In 1999-2000, the Fitzroy Football Club sponsored the Coburg Football Club in the VFL who temporarily renamed themselves the Coburg-Fitzroy Lions. Bill Atherton and John Guest, to whom the latter Guest has strong historical family ties to the North Melbourne Football Club, were both lifelong fans of Fitzroy. They joined the board as directors of the Coburg Football Club trading as Coburg-Fitzroy Lions in 1999-2000 to advance the Fitzroy's partnership with Coburg. This arrangement ended for the 2001 season when under the AFL-VFL alignment system, Coburg aligned with the Richmond Football Club to become known as the Coburg Tigers.

Meanwhile, in the wake of Fitzroy leaving the AFL and having temporarily no football operations, the University Reds sought to fill some of the void (and thereby gaining more support) by renaming themselves the 'Fitzroy Reds', adopting (with the Fitzroy Football Club's blessing and sponsorship) the Fitzroy jumper and playing out of Fitzroy Football Club's traditional home, the Brunswick Street Oval.

However, as Fitzroy Football Club further increased its assets and profile it was felt that two separate football clubs called 'Fitzroy' wasn't the most efficient way to rebuild Fitzroy's profile in the Victorian footballing community. In December 2008 the Fitzroy Reds terminated its membership of the VAFA, transferred all its assets to the Fitzroy Football Club and ceased to exist as an entity. In return the Fitzroy Football Club (by special dispensation from the VAFA), took the Fitzroy Reds' place in the VAFA competition. Also the Fitzroy Football Club agreed to add "incorporating the Fitzroy Reds" to their logo and name. This was done with the full support of the Brisbane Lions.

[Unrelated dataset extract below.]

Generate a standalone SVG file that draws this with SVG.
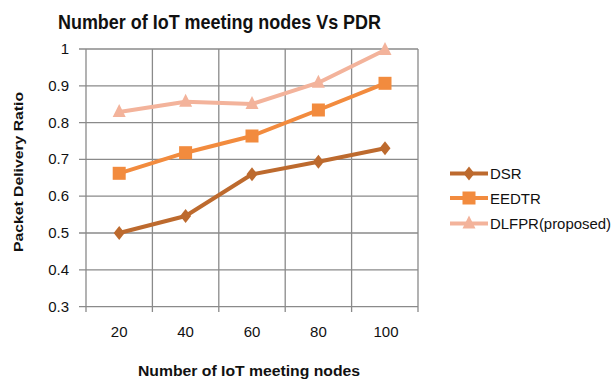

Today the club fields amateur and semi professional teams in the Victorian Amateur Football Association, Victorian Women's Football League and various other junior leagues respectively.

After a bumpy start, relations between the Lions and Fitzroy are strong, with a one club approach being taken by both parties. The Lions sponsor a male and female Fitzroy player per season, have the Fitzroy juniors form guards of honour at Melbourne games, and both take pride in a rich history stretching back to 1883.